Comentário do Blog: A frase em destaque e o artigo é de Denise Massaferro a quem tive a alegria de conhecer ontem e ocupar alguns minutos do seu tempo numa agradável troca. Denise foi uma das palestrantes no evento de lançamento do livro Maturidade um tempo novo, organizado por Silvia Gusmão, aqui na Caixa Cultural, no Recife/PE No rodapé, deste artigo informações sobre Denise. Lembro que o artigo, aqui publicado foi escrito em 2015. Entretanto, atualíssimo.
O jornal Valor Econômico publicou uma matéria com o título “Risco de ficar sem dinheiro assusta mais que a morte”, na qual trazia dados de uma pesquisa realizada pela companhia de serviços financeiros Allianz com pessoas na faixa dos 40 anos, constatando que 77% temiam durar mais que seu dinheiro na aposentadoria, temendo a falta de dinheiro até mais até do que a própria morte.

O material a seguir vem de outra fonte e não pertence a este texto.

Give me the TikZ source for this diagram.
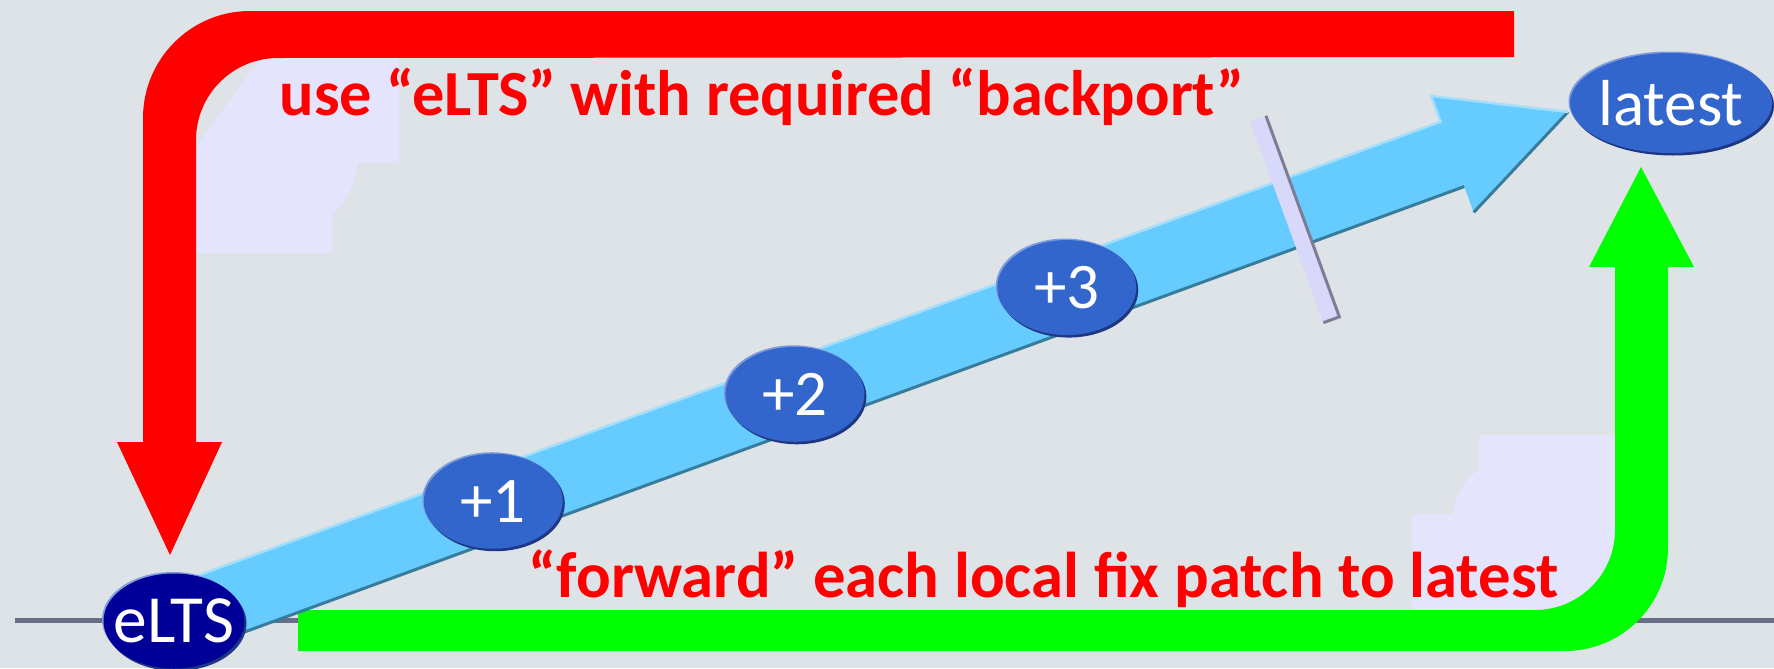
\documentclass[tikz,border=0pt]{standalone}
\usepackage{fontspec}
\setmainfont{Carlito}
\usetikzlibrary{calc}
\usetikzlibrary{shapes.geometric}
\usetikzlibrary{backgrounds}
\usepackage{xcolor}
\definecolor{bgray}{RGB}{222,227,231}
\definecolor{lineclr}{RGB}{105,110,135}
\definecolor{patch}{RGB}{228,228,252}
\definecolor{arrowblue}{RGB}{102,204,255}
\definecolor{arrowdark}{RGB}{55,125,155}
\definecolor{arrowlight}{RGB}{165,222,250}
\definecolor{barfill}{RGB}{216,216,250}
\definecolor{bargray}{RGB}{125,125,150}
\definecolor{nodeblue}{RGB}{51,102,204}
\definecolor{eltsblue}{RGB}{0,0,153}
\definecolor{rimdark}{RGB}{30,55,130}
\definecolor{rimlight}{RGB}{125,155,220}

\begin{document}
\begin{tikzpicture}[x=.1mm, y=.1mm,
 blob/.style={ellipse, fill=nodeblue, minimum width=13.9mm, minimum height=9.5mm, inner sep=-3mm,
  text=white, font=\fontsize{18.5}{20}\selectfont,
  preaction={fill=rimlight, transform canvas={shift={(-1.5,1.5)}}},
  preaction={fill=rimdark, transform canvas={shift={(2,-2.5)}}}},
 note/.style={text=red, font=\fontsize{18.3}{20}\selectfont\bfseries, inner sep=0pt, anchor=base west}]
\useasboundingbox (0,0) rectangle (1774,668);

\node[blob, fill=eltsblue, minimum width=14.1mm, font=\fontsize{19.2}{20}\selectfont] (eLTS) at (174,47) {eLTS};
\node[blob, minimum width=20.2mm, minimum height=10mm] (latest) at (1671,565) {latest};

\begin{scope}[on background layer]
\fill[bgray] (0,0) rectangle (1774,668);
\draw[lineclr, line width=.5mm] (15,48) -- (1774,48);
\fill[patch] (196,521) -- (196,415) -- (332,415) -- (332,453) .. controls (347,467) and (356,487) .. (358,505)
 -- (399,505) -- (399,612) -- (262,612) -- cycle;
\fill[patch] (1412,58) -- (1412,154) -- (1452,154) .. controls (1456,175) and (1466,190) .. (1479,198)
 -- (1479,233) -- (1616,233) -- (1616,58) -- cycle;
\fill[red] (1514,657) -- (250,657) arc[start angle=90, end angle=180, radius=107] -- (143,226) -- (117,226)
 -- (170,113) -- (222,226) -- (196,226) -- (196,528) arc[start angle=180, end angle=90, radius=82] -- (1514,611) -- cycle;
\fill[green] (298,17) -- (1565,17) arc[start angle=-90, end angle=0, radius=103] -- (1668,401) -- (1694,401)
 -- (1641,501) -- (1589,401) -- (1615,401) -- (1615,138) arc[start angle=0, end angle=-90, radius=80] -- (298,58) -- cycle;
\begin{scope}[shift={(eLTS.center)}, rotate=20.06]
\fill[arrowblue] (0,-34.5) -- (1361,-34.5) -- (1361,-62) -- (1484,0) -- (1361,62) -- (1361,34.5) -- (0,34.5) -- cycle;
\draw[arrowdark, line width=.3mm] (0,-34.5) -- (1361,-34.5) (1361,-62) -- (1484,0);
\draw[arrowlight, line width=.25mm] (0,34.5) -- (1361,34.5) -- (1361,62) -- (1484,0);
\fill[barfill] (1182,-114) rectangle (1199,100);
\draw[bargray, line width=.3mm] (1199,100) -- (1199,-114) -- (1182,-114);
\end{scope}
\end{scope}

\begin{scope}[shift={(eLTS.center)}, rotate=20.06]
\foreach \d/\s/\n in {341/3/1, 661/0/2, 953/7/3}
 \node[blob] (p\n) at (\d,\s) {+\n};
\end{scope}

\node[note] (backport) at (279,553) {use “eLTS” with required “backport”};
\node[note, font=\fontsize{18.4}{20}\selectfont\bfseries] (forward) at (528,71) {“forward” each local fix patch to latest};
\end{tikzpicture}
\end{document}
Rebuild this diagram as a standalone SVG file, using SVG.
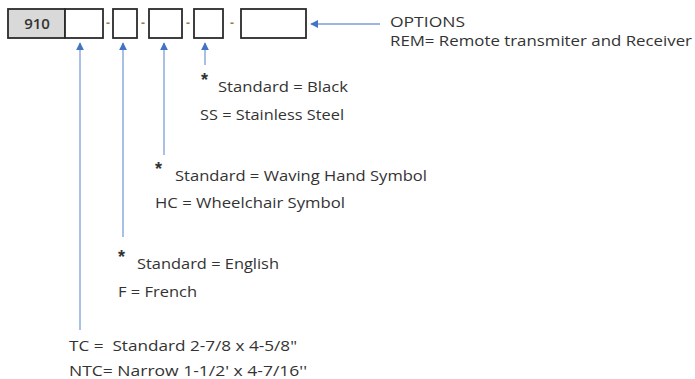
<svg xmlns="http://www.w3.org/2000/svg" width="695" height="379" viewBox="0 0 695 379">
<style>
.box{fill:#fff;stroke:#2b2b2b;stroke-width:1.8}
.gray{fill:#d9d9d9}
.t{font-family:"Open Sans","Liberation Sans",sans-serif;font-size:14px;fill:#333;white-space:pre}
.ast{font-family:"Liberation Sans",sans-serif;font-size:18px;font-weight:bold;fill:#333}
.dash{font-family:"Liberation Sans",sans-serif;font-size:12px;font-weight:bold;fill:#9a7a55;text-anchor:middle}
.c{stroke:#7b9ddb;stroke-width:1.3;fill:none}
</style>
<defs>
<marker id="ah" viewBox="0 0 10 10" refX="9" refY="5" markerWidth="8" markerHeight="8" markerUnits="userSpaceOnUse" orient="auto">
<path d="M0,0 L10,5 L0,10 z" fill="#4472c4"/>
</marker>
</defs>
<g id="part-number">
<g id="box-910"><rect class="box gray" x="8" y="9" width="57" height="29"/><text class="t" x="37" y="29" text-anchor="middle" style="font-size:15px;font-weight:600">910</text></g>
<g id="box-1"><rect class="box" x="65" y="9" width="38" height="29"/></g>
<text class="dash" x="108" y="27">-</text>
<g id="box-2"><rect class="box" x="113" y="9" width="24" height="29"/></g>
<text class="dash" x="143" y="27">-</text>
<g id="box-3"><rect class="box" x="149" y="9" width="33" height="29"/></g>
<text class="dash" x="188" y="27">-</text>
<g id="box-4"><rect class="box" x="194" y="9" width="29" height="29"/></g>
<text class="dash" x="232" y="27">-</text>
<g id="box-5"><rect class="box" x="241" y="9" width="65" height="29"/></g>
</g>
<g id="connectors">
<line class="c" x1="380" y1="24" x2="311" y2="24" marker-end="url(#ah)"/>
<line class="c" x1="80" y1="330" x2="80" y2="43" marker-end="url(#ah)"/>
<line class="c" x1="123" y1="237" x2="123" y2="43" marker-end="url(#ah)"/>
<line class="c" x1="164" y1="155" x2="164" y2="43" marker-end="url(#ah)"/>
<line class="c" x1="205" y1="65" x2="205" y2="43" marker-end="url(#ah)"/>
</g>
<g id="options">
<text class="t" x="390" y="27" textLength="75" lengthAdjust="spacingAndGlyphs">OPTIONS</text>
<text class="t" x="390" y="46" textLength="302" lengthAdjust="spacingAndGlyphs">REM= Remote transmiter and Receiver</text>
</g>
<g id="color">
<text class="ast" x="201" y="86">*</text>
<text class="t" x="218" y="92" textLength="130" lengthAdjust="spacingAndGlyphs">Standard = Black</text>
<text class="t" x="200" y="120" textLength="144" lengthAdjust="spacingAndGlyphs">SS = Stainless Steel</text>
</g>
<g id="symbol">
<text class="ast" x="155" y="175">*</text>
<text class="t" x="175" y="181" textLength="252" lengthAdjust="spacingAndGlyphs">Standard = Waving Hand Symbol</text>
<text class="t" x="155" y="208" textLength="190" lengthAdjust="spacingAndGlyphs">HC = Wheelchair Symbol</text>
</g>
<g id="language">
<text class="ast" x="118" y="263">*</text>
<text class="t" x="137" y="269" textLength="142" lengthAdjust="spacingAndGlyphs">Standard = English</text>
<text class="t" x="118" y="297" textLength="79" lengthAdjust="spacingAndGlyphs">F = French</text>
</g>
<g id="size">
<text class="t" x="69" y="351" textLength="228" lengthAdjust="spacingAndGlyphs">TC =  Standard 2-7/8 x 4-5/8"</text>
<text class="t" x="69" y="376" textLength="238" lengthAdjust="spacingAndGlyphs">NTC= Narrow 1-1/2' x 4-7/16''</text>
</g>
</svg>
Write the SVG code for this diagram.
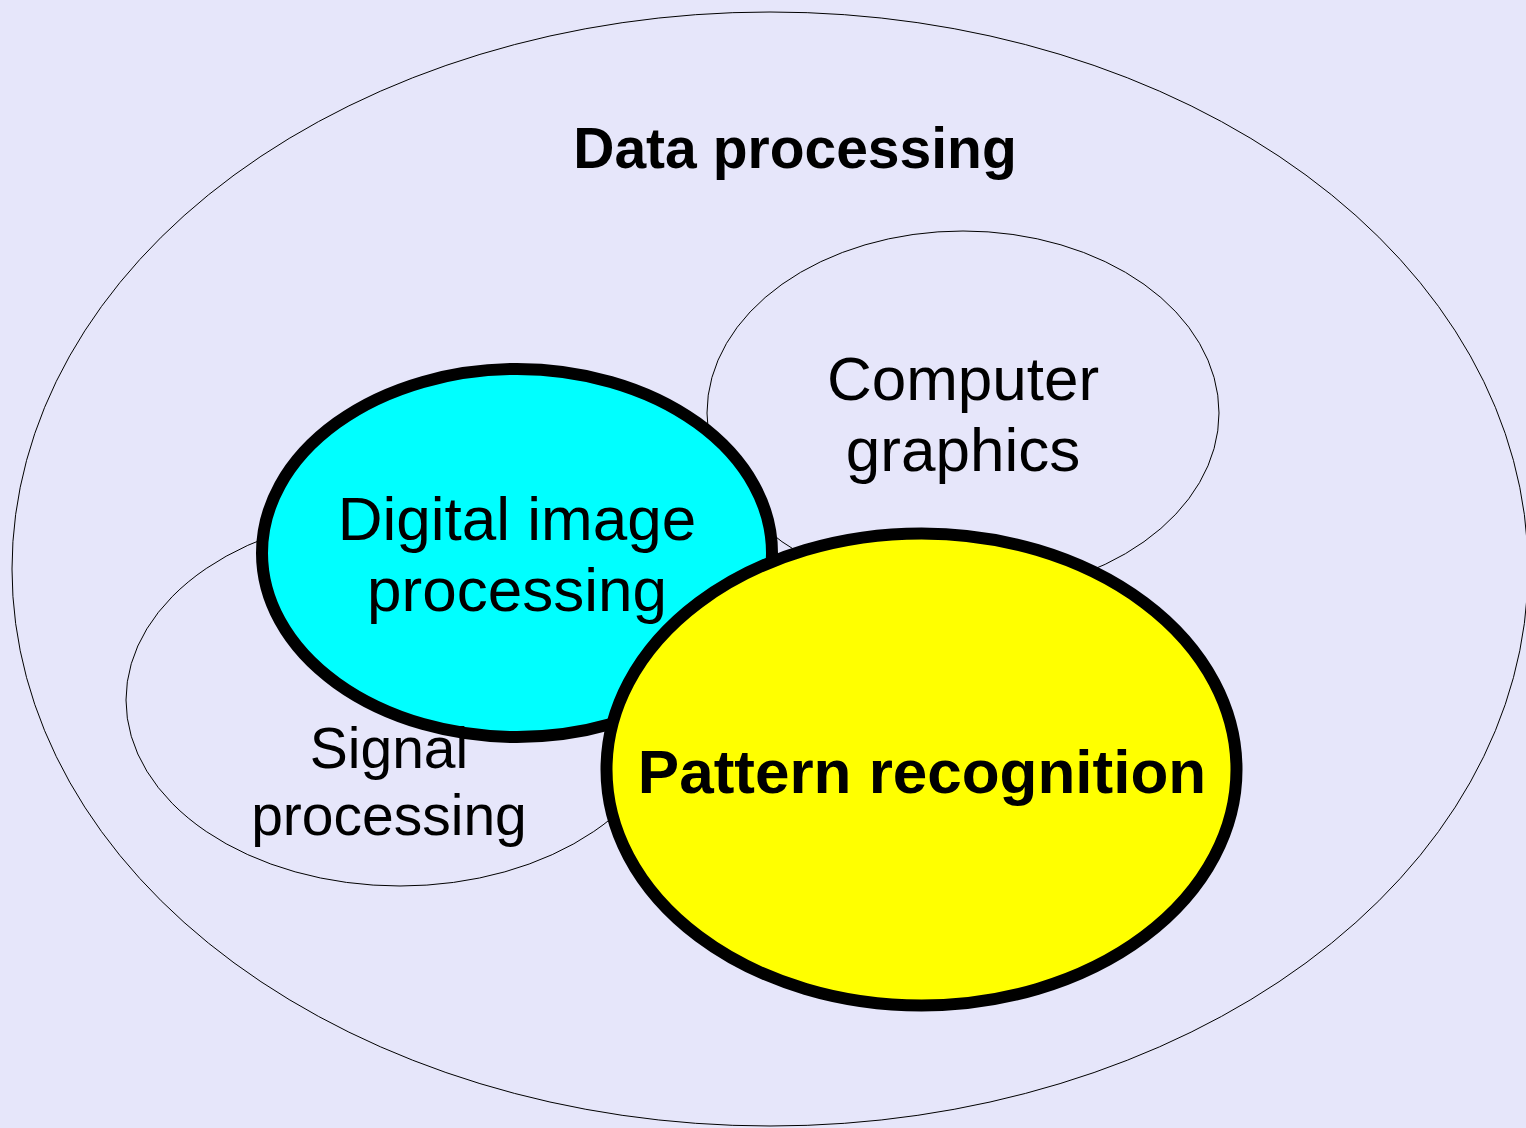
<svg xmlns="http://www.w3.org/2000/svg" width="1526" height="1128" viewBox="0 0 1526 1128">
<style>
.thin{fill:#E6E6FA;stroke:#000;stroke-width:1}
.thick{stroke:#000;stroke-width:12}
.lbl{font-family:"Liberation Sans",Arial,sans-serif;font-size:62px;fill:#000;text-anchor:middle}
.b{font-weight:bold}
.sm{font-size:57px}
</style>
<rect width="1526" height="1128" fill="#E6E6FA"/>
<g id="data-processing">
<ellipse class="thin" cx="770" cy="569" rx="758" ry="557"/>
<text class="lbl b sm" x="795" y="168">Data processing</text>
</g>
<g id="computer-graphics">
<ellipse class="thin" cx="963" cy="413" rx="256" ry="182"/>
<text class="lbl" x="963" y="400">Computer</text>
<text class="lbl" x="963" y="471">graphics</text>
</g>
<g id="signal-processing">
<ellipse class="thin" cx="400" cy="700" rx="274" ry="186"/>
</g>
<g id="digital-image-processing">
<ellipse class="thick" fill="#00FFFF" cx="517" cy="553" rx="255" ry="184"/>
<text class="lbl" x="517" y="540">Digital image</text>
<text class="lbl" x="517" y="611">processing</text>
</g>
<g id="signal-processing-label">
<text class="lbl sm" x="389" y="768">Signal</text>
<text class="lbl sm" x="389" y="835">processing</text>
</g>
<g id="pattern-recognition">
<ellipse class="thick" fill="#FFFF00" cx="921.5" cy="769.5" rx="315" ry="236"/>
<text class="lbl b" x="922" y="793">Pattern recognition</text>
</g>
<g id="connectors"/>
</svg>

A mesma matéria menciona que planejadores financeiros como Rose Swanger, da Advice Finance de Knoxville, Tennessee, ouvem sobre esse medo extremo o tempo todo. Mas ela diz não acreditar que as pessoas queiram de fato morrer, elas apenas não sabem o que fariam se seu dinheiro acabasse antes do previsto. “Então, elas ficam apavoradas, paralisadas, e começam a pensar irracionalmente”.
Essa matéria nos coloca diante da recorrente equação de como estaremos em nossa aposentadoria já que os números em todo mundo da previdência não fecham e cada dia mais se distanciam do que seria ideal em função do aumento da expectativa de vida e diminuição das taxas de natalidade.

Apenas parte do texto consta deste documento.